(Task description): List each line in which the string "that" appears.
-------- Material for the task
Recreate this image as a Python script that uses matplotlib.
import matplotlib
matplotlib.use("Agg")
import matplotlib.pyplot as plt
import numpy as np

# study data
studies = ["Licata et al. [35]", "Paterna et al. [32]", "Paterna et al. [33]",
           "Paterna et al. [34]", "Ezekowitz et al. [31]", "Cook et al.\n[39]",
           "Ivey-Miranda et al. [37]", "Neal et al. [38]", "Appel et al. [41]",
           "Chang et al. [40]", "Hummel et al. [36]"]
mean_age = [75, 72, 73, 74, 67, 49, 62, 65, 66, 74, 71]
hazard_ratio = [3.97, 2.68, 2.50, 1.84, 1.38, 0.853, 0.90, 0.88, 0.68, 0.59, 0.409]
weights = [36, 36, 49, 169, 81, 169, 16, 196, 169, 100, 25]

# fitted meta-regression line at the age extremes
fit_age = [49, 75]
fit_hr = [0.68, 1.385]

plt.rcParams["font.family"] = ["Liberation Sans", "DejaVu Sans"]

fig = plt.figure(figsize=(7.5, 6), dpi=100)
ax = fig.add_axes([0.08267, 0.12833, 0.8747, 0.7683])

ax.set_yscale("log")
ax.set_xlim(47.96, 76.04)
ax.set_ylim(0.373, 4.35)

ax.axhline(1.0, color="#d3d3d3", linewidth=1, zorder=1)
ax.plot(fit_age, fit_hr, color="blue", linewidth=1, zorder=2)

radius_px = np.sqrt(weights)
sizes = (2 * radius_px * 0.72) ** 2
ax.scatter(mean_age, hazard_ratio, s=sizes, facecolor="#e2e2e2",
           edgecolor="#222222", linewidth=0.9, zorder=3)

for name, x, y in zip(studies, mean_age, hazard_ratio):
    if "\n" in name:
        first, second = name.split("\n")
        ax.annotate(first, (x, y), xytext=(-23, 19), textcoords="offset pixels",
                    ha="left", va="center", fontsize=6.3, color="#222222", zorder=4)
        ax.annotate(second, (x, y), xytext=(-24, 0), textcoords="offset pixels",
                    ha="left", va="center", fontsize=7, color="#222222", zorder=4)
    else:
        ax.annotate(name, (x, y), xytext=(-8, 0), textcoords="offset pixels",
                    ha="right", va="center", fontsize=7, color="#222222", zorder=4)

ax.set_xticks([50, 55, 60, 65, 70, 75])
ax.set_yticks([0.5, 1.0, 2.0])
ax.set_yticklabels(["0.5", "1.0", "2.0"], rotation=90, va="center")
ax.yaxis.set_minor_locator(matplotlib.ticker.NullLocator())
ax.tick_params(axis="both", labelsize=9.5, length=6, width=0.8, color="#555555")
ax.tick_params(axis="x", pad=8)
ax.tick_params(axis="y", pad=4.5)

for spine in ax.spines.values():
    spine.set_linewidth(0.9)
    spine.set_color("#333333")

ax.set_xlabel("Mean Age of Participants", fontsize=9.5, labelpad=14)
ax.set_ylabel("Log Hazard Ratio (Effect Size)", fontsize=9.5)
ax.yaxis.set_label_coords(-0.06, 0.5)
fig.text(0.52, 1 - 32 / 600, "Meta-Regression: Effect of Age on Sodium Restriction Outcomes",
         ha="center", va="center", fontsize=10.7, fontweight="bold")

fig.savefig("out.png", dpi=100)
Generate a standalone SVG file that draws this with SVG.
----------------
(Solution to the problem):
Recreate this image as a Python script that uses matplotlib.
Generate a standalone SVG file that draws this with SVG.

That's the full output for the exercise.